- **Set exercise**: Below are some records: retype them all exactly, but not the pictures.

- **Supplied entries**:
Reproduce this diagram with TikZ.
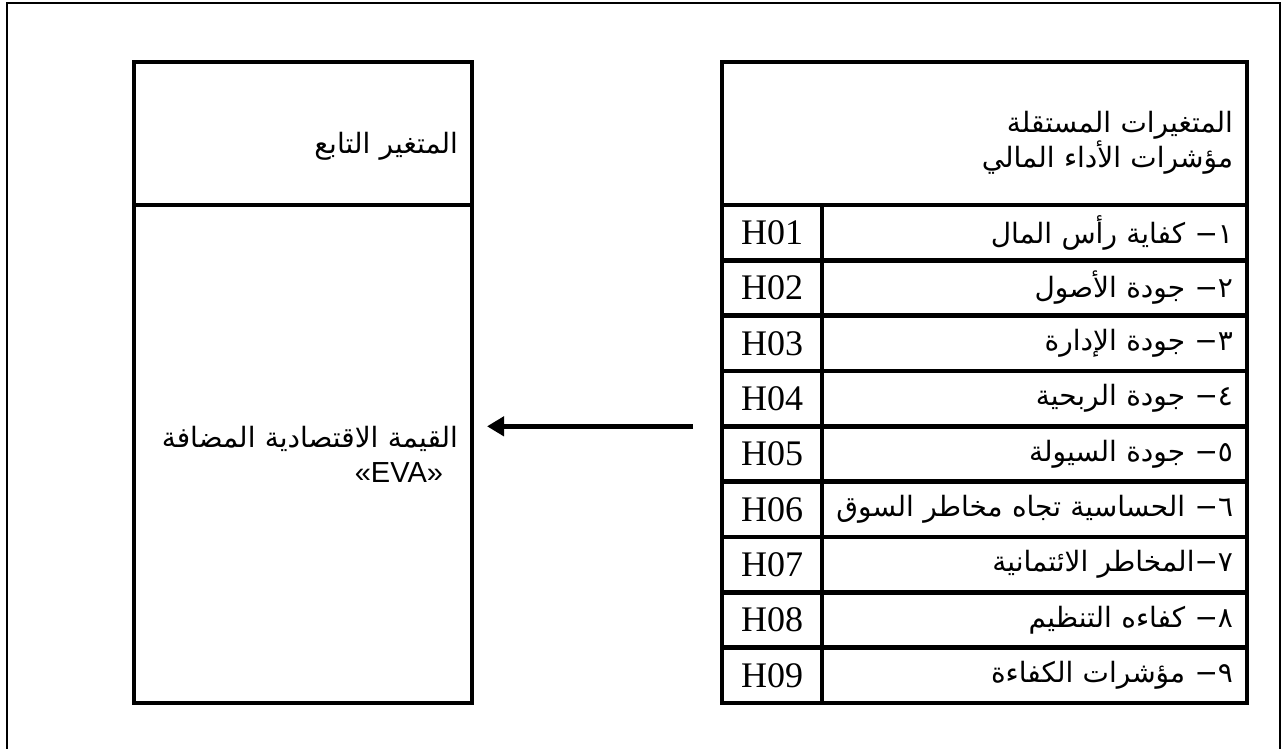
\documentclass[tikz,border=0pt]{standalone}
\usepackage{fontspec}
\newfontfamily\arabicfont[Script=Arabic]{DejaVu Sans}
\newfontfamily\timesfont{Liberation Serif}
\newfontfamily\arialfont{Liberation Sans}
\TeXXeTstate=1
\usetikzlibrary{arrows.meta,positioning}

\tikzset{
  cell/.style={draw, line width=4.5pt, anchor=north west, outer sep=0pt,
    inner xsep=14pt, inner ysep=0pt, align=right,
    font=\arabicfont\fontsize{28}{35}\selectfont},
  codecell/.style={cell, align=center, text width=72pt,
    minimum height=55.33pt, font=\timesfont\fontsize{36}{40}\selectfont},
  itemcell/.style={cell, text width=397pt, minimum height=55.33pt},
}

\begin{document}
\begin{tikzpicture}[x=1pt,y=-1pt]
\useasboundingbox (0,0) rectangle (1283,749);
% page frame
\draw[line width=2pt] (7,749) -- (7,3) -- (1280,3) -- (1280,749);

% dependent variable
\node[cell, text width=310pt, minimum height=143pt] (deptitle) at (134,62)
  {\rule{0pt}{46pt}\beginR المتغير التابع\endR};
\node[cell, text width=310pt, minimum height=498pt] (depbody) at (deptitle.south west)
  {\beginR القيمة الاقتصادية المضافة\endR\\{\arialfont\fontsize{29}{32}\selectfont «EVA»}\hspace*{15pt}\null};

% independent variables
\node[cell, text width=497pt, minimum height=143pt] (indtitle) at (722,62)
  {\rule{0pt}{40pt}\beginR المتغيرات المستقلة\endR\\\beginR مؤشرات الأداء المالي\endR};

\foreach \txt [count=\i] in {{١− كفاية رأس المال}, {٢− جودة الأصول}, {٣− جودة الإدارة},
    {٤− جودة الربحية}, {٥− جودة السيولة}, {٦− الحساسية تجاه مخاطر السوق},
    {٧−المخاطر الائتمانية}, {٨− كفاءه التنظيم}, {٩− مؤشرات الكفاءة}}
{
  \node[codecell] (code\i) at (722,{205+(\i-1)*55.33}) {H0\i};
  \node[itemcell] (item\i) at (code\i.north east) {\beginR\txt\endR};
}

% arrow
\coordinate (arrowend) at (depbody.east |- code4.south west);
\draw[line width=5pt, -{Triangle[length=17pt,width=19pt]}]
  ([xshift=-29pt]code4.south west) -- ([xshift=15pt]arrowend);
\end{tikzpicture}
\end{document}
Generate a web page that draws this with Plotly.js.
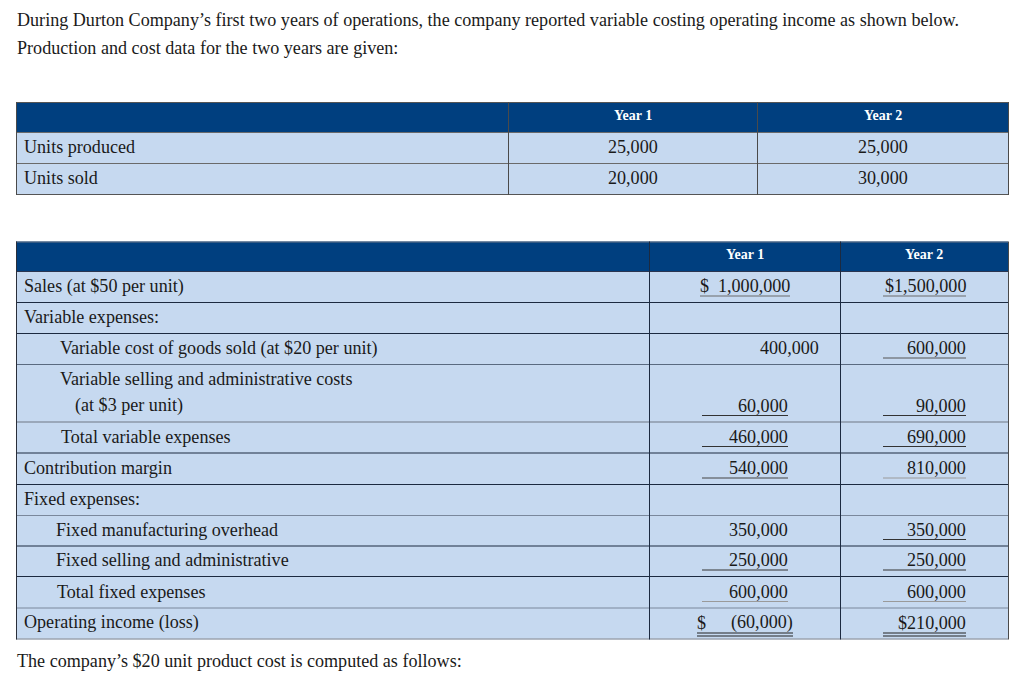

- **Written reply**:
Reproduce this diagram with TikZ.
\documentclass[tikz,border=0pt]{standalone}
\usepackage{fontspec}
\newfontfamily\arabicfont[Script=Arabic]{DejaVu Sans}
\newfontfamily\timesfont{Liberation Serif}
\newfontfamily\arialfont{Liberation Sans}
\TeXXeTstate=1
\usetikzlibrary{arrows.meta,positioning}

\tikzset{
  cell/.style={draw, line width=4.5pt, anchor=north west, outer sep=0pt,
    inner xsep=14pt, inner ysep=0pt, align=right,
    font=\arabicfont\fontsize{28}{35}\selectfont},
  codecell/.style={cell, align=center, text width=72pt,
    minimum height=55.33pt, font=\timesfont\fontsize{36}{40}\selectfont},
  itemcell/.style={cell, text width=397pt, minimum height=55.33pt},
}

\begin{document}
\begin{tikzpicture}[x=1pt,y=-1pt]
\useasboundingbox (0,0) rectangle (1283,749);
% page frame
\draw[line width=2pt] (7,749) -- (7,3) -- (1280,3) -- (1280,749);

% dependent variable
\node[cell, text width=310pt, minimum height=143pt] (deptitle) at (134,62)
  {\rule{0pt}{46pt}\beginR المتغير التابع\endR};
\node[cell, text width=310pt, minimum height=498pt] (depbody) at (deptitle.south west)
  {\beginR القيمة الاقتصادية المضافة\endR\\{\arialfont\fontsize{29}{32}\selectfont «EVA»}\hspace*{15pt}\null};

% independent variables
\node[cell, text width=497pt, minimum height=143pt] (indtitle) at (722,62)
  {\rule{0pt}{40pt}\beginR المتغيرات المستقلة\endR\\\beginR مؤشرات الأداء المالي\endR};

\foreach \txt [count=\i] in {{١− كفاية رأس المال}, {٢− جودة الأصول}, {٣− جودة الإدارة},
    {٤− جودة الربحية}, {٥− جودة السيولة}, {٦− الحساسية تجاه مخاطر السوق},
    {٧−المخاطر الائتمانية}, {٨− كفاءه التنظيم}, {٩− مؤشرات الكفاءة}}
{
  \node[codecell] (code\i) at (722,{205+(\i-1)*55.33}) {H0\i};
  \node[itemcell] (item\i) at (code\i.north east) {\beginR\txt\endR};
}

% arrow
\coordinate (arrowend) at (depbody.east |- code4.south west);
\draw[line width=5pt, -{Triangle[length=17pt,width=19pt]}]
  ([xshift=-29pt]code4.south west) -- ([xshift=15pt]arrowend);
\end{tikzpicture}
\end{document}
Generate a web page that draws this with Plotly.js.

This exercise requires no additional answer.